I took this picture a few years ago just outside Toyama, Japan. The guy was fishing for ayu, a small, delicious, smelt-like fish, where a concrete canal flowed into the sea. Like salmon, ayu live in salt water and run up rivers to spawn. I watched the fisherman work with great concentration and skill–he clearly knew what he was doing. After a while, I couldn’t resist, and approached him to talk fishing. Thankfully, he spoke a little English.
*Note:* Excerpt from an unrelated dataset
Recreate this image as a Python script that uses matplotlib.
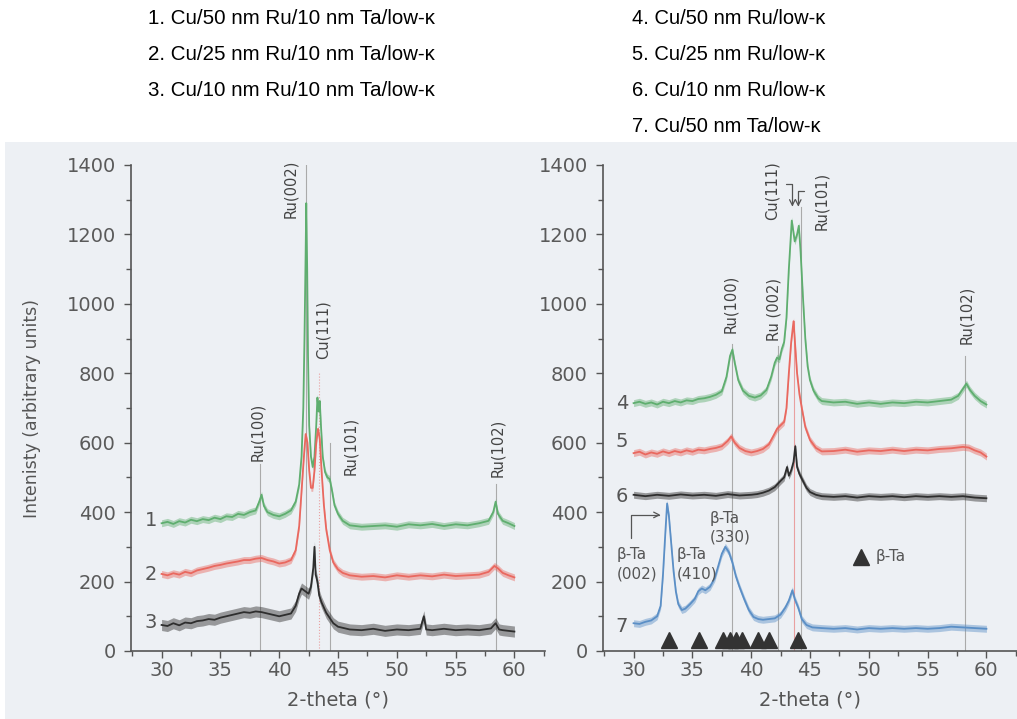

His bucket held three six-inch ayu–his haul for the entire day. But he was happy  with his catch. I asked him about other fishing, and he excitedly told me about salmon. My interest level ratcheted up a few notches. The rivers, he said, were heavily dammed to generate electricity and divert water into the famous Toyama rice fields. Some no longer even reach the sea. But there were still salmon there, he said, and they were his favorite fish to pursue.

As we talked about salmon, he grew even more excited, gesturing with his hands the way anglers around the world are known to do. “Last year,” he said, “very good salmon fishing!” I waited for him to find the right words. He continued, “I fish 37 days and hooked two salmon! Best year ever!”

A chill went down my spine. I don’t know that anything has ever hammered it home quite so powerfully: Conservation is not just a theoretical exercise; we need to work even harder to save what we have. Starting now.